The Cowboys set out to accomplish that second goal this offseason, re-signing defensive end DeMarcus Lawrence, and trading for veteran pass rusher Robert Quinn. Quinn, who tallied 6.5 sacks last season for the Miami Dolphins, is one of the leagues more feared rushers when at his best. The former All Pro has multiple 10+ sack seasons under his belt, including a whopping 19 in 2013.
And, as expected, the Cowboys coaching staff is ecstatic to have such a respected pass rushing specialist on their roster.
“He’s got that first step. He’s an established pass rusher in this league, so he’s going to bring some good stuff for us.” - Cowboys defensive coordinator Rod Marinelli.

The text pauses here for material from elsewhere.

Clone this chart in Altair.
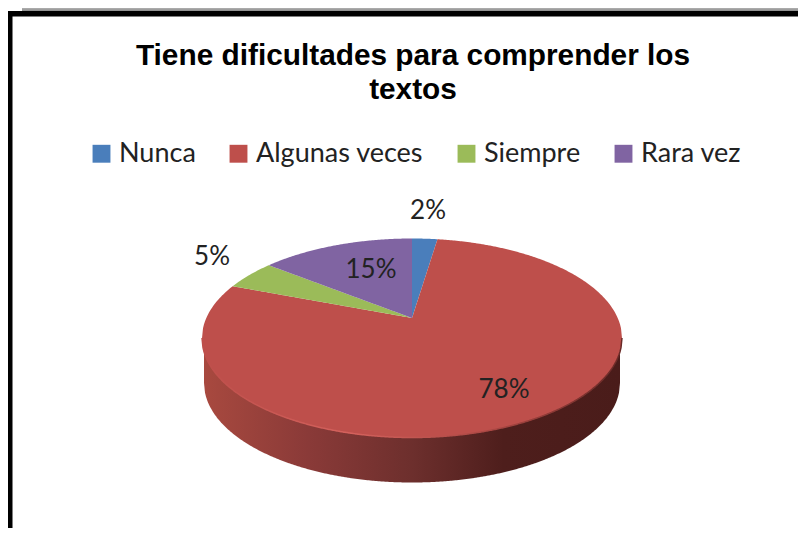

The Cowboys acquired Robert Quinn for a 2020 6th round pick, which could end up being the steal of the offseason. Quinn has played with some top-notch pass rushers in the past, and each time they have brought out the best in his own game.

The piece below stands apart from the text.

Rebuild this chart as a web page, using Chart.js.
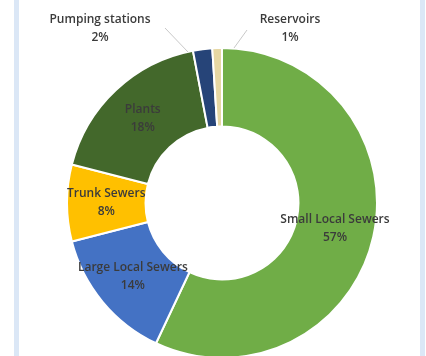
<!DOCTYPE html>
<html>
<head>
<meta charset="utf-8">
<script src="https://cdn.jsdelivr.net/npm/chart.js@4.4.1/dist/chart.umd.min.js"></script>
<style>
    html, body { margin: 0; padding: 0; background: #fff; overflow: hidden; }
    #wrap { position: relative; width: 426px; height: 356px; overflow: hidden; }
    #wrap canvas { position: absolute; left: 0; top: 0; }
    .frame { position: absolute; top: 0; bottom: 0; width: 5px; background: #dbe7f6; }
</style>
</head>
<body>
<div id="wrap">
    <canvas id="chart" width="426" height="358"></canvas>
    <div class="frame" style="left: 14px;"></div>
    <div class="frame" style="left: 420px;"></div>
</div>
<script>
const categories = ['Small Local Sewers', 'Large Local Sewers', 'Trunk Sewers', 'Plants', 'Pumping stations', 'Reservoirs'];
const shares = [57, 14, 8, 18, 2, 1];
const sliceColors = ['#70ad47', '#4472c4', '#ffc000', '#43682b', '#264478', '#e6d7a3'];

// outside labels (offset from chart centre), the rest sit mid-ring
const outsideLabels = {
    4: { dx: -122, dy: -174, lineFrom: [-57, -175], lineTo: [-34, -151] },
    5: { dx: 68, dy: -174, lineFrom: [25, -173], lineTo: [12, -155] }
};

const labelPlugin = {
    id: 'sliceLabels',
    afterDatasetsDraw(chart) {
        const ctx = chart.ctx;
        const meta = chart.getDatasetMeta(0);
        const total = shares.reduce((a, b) => a + b, 0);
        ctx.save();
        ctx.font = '600 12px "Open Sans"';
        ctx.fillStyle = '#3b3b3b';
        ctx.textAlign = 'center';
        ctx.textBaseline = 'middle';

        meta.data.forEach((arc, i) => {
            const p = arc.getProps(['x', 'y', 'startAngle', 'endAngle', 'innerRadius', 'outerRadius'], true);
            const pct = Math.round(shares[i] / total * 100) + '%';
            let lx, ly;
            const out = outsideLabels[i];
            if (out) {
                lx = p.x + out.dx;
                ly = p.y + out.dy;
                ctx.strokeStyle = '#c8c8c8';
                ctx.lineWidth = 1;
                ctx.beginPath();
                ctx.moveTo(p.x + out.lineFrom[0], p.y + out.lineFrom[1]);
                ctx.lineTo(p.x + out.lineTo[0], p.y + out.lineTo[1]);
                ctx.stroke();
            } else {
                const mid = (p.startAngle + p.endAngle) / 2;
                const r = (p.innerRadius + p.outerRadius) / 2;
                lx = p.x + Math.cos(mid) * r;
                ly = p.y + Math.sin(mid) * r;
            }
            ctx.fillText(categories[i], lx, ly - 9);
            ctx.fillText(pct, lx, ly + 9);
        });
        ctx.restore();
    }
};

new Chart(document.getElementById('chart'), {
    type: 'doughnut',
    data: {
        labels: categories,
        datasets: [{
            data: shares,
            backgroundColor: sliceColors,
            borderColor: '#ffffff',
            borderWidth: 2,
            hoverOffset: 0
        }]
    },
    options: {
        responsive: false,
        animation: false,
        radius: 155,
        cutout: 76,
        layout: { padding: { top: 48, left: 18 } },
        plugins: {
            legend: { display: false },
            tooltip: { enabled: false }
        }
    },
    plugins: [labelPlugin]
});
</script>
</body>
</html>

Back with the Rams in 2017, when Aaron Donald was on the same defensive line, Quinn got to the quarterback 8.5 times. And, last season, he remained consistent in his sack totals playing alongside Cameron Wake. Now he joins a DeMarcus Lawrence who has 25 sacks over the last 2 seasons.
"I think it was kind of one of those where I get to have fun, pin my ears back and just disrupt the backfield, which is what they want us to do." - Robert Quinn told NFL.com.

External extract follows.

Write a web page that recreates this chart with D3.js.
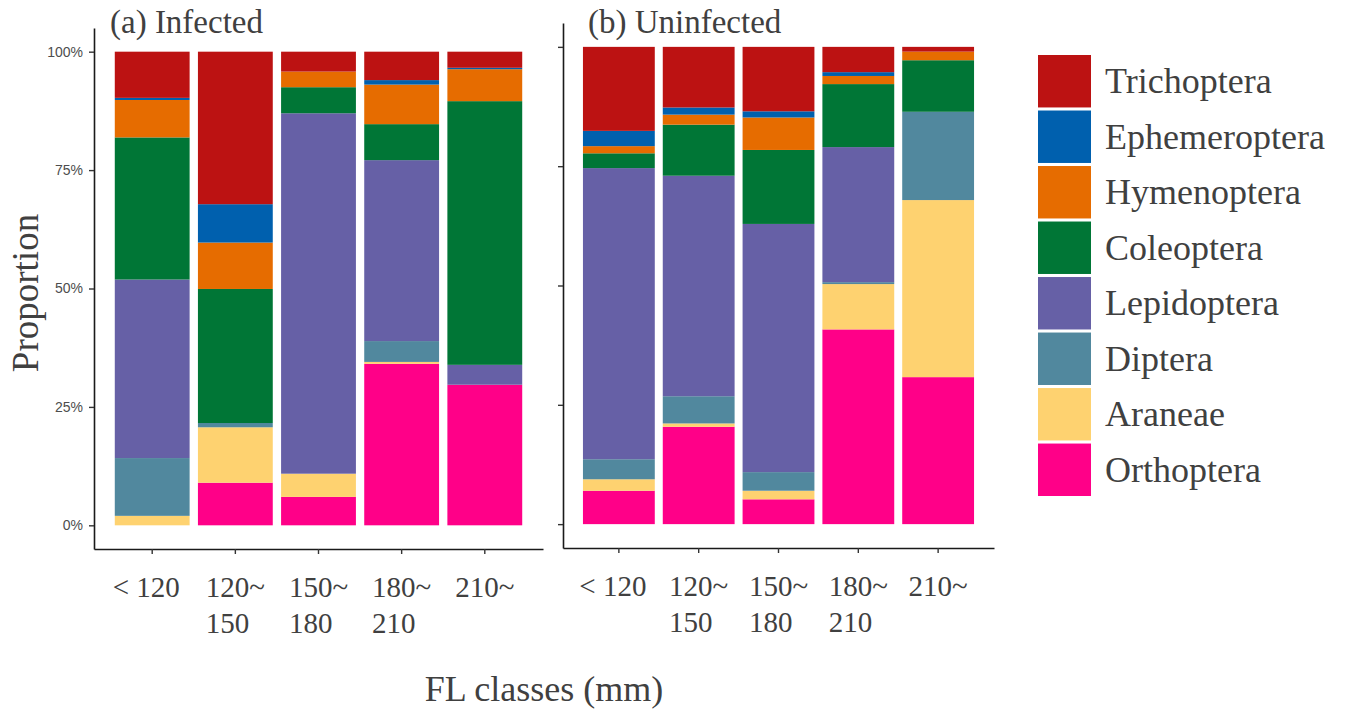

Quinn and the always dominant Lawrence will form an impressive defensive end duo on passing downs, with the potential to be one of the best in all of football. Dallas is also hoping to add Randy Gregory into this mix, a piece which could prove vital late in football games if he is able to return from his current indefinite suspension.
Whether or not Gregory finds his way back onto the field, though, this defensive front will be in good hands. The edge combo of Quinn and Lawrence, combined with a plethora of skilled interior rushers such as Maliek Collins, gives the Cowboys a fearsome defensive line which should keep quarterbacks uncomfortable every Sunday.
Can Rookie OL Connor McGovern Compete For A Starting Spot?
Raising eyebrows in the third round of the 2019 NFL Draft, the Cowboys added Penn State offensive lineman Connor McGovern to their already deep OL depth chart.
McGovern, who played guard for the Nittany Lions, was reportedly by-far the best player remaining on the Cowboys draft board when they came on the clock in round three. Still, with seemingly more pressing needs yet to be addressed, Dallas' selection of McGovern was certainly a surprise.
When you watch the tape, though, you immediately see what the Cowboys loved about Connor McGovern.
A "plug-and-play" type guard, Connor McGovern is the type of rookie you'd expect to contribute in year one. On many teams he may be a candidate to start at guard or center from the beginning of his rookie season, but here in Dallas, his role for the 2019 season is somewhat in question.
Clearly, being a day two pick, there's no doubt that McGovern will make the Cowboys roster. But can he compete for a starting job?
During OTA's McGovern took reps at both guard and center, pointing towards the possibility of him being the first interior offensive lineman off the bench if one of the starters were to go down with an injury. Fellow interior linemen Joe Looney and Xavier Su'a-Filo each contributed in big ways during the 2018 season, however, and will be tough to beat out during camp.
While possible, I would still say it's unlikely. The Cowboys selection of McGovern seems to be more about 2020 and beyond than it is about the 2019 season. With right tackle La'el Collins coming up on a contract year, Dallas might elect to let him walk in free agency, move Williams back to his college position of tackle, and slide McGovern into the left guard slot.
This seems fool-proof in theory, but this many moving parts across the offensive line could spell trouble early on in 2020. Regardless, Connor McGovern's arrival gives Dallas the flexibility to consider all options on their offensive line.
In reality, McGovern strengthened a strength for Dallas, and may be needed to prove himself as early as this Fall if injury issues arise.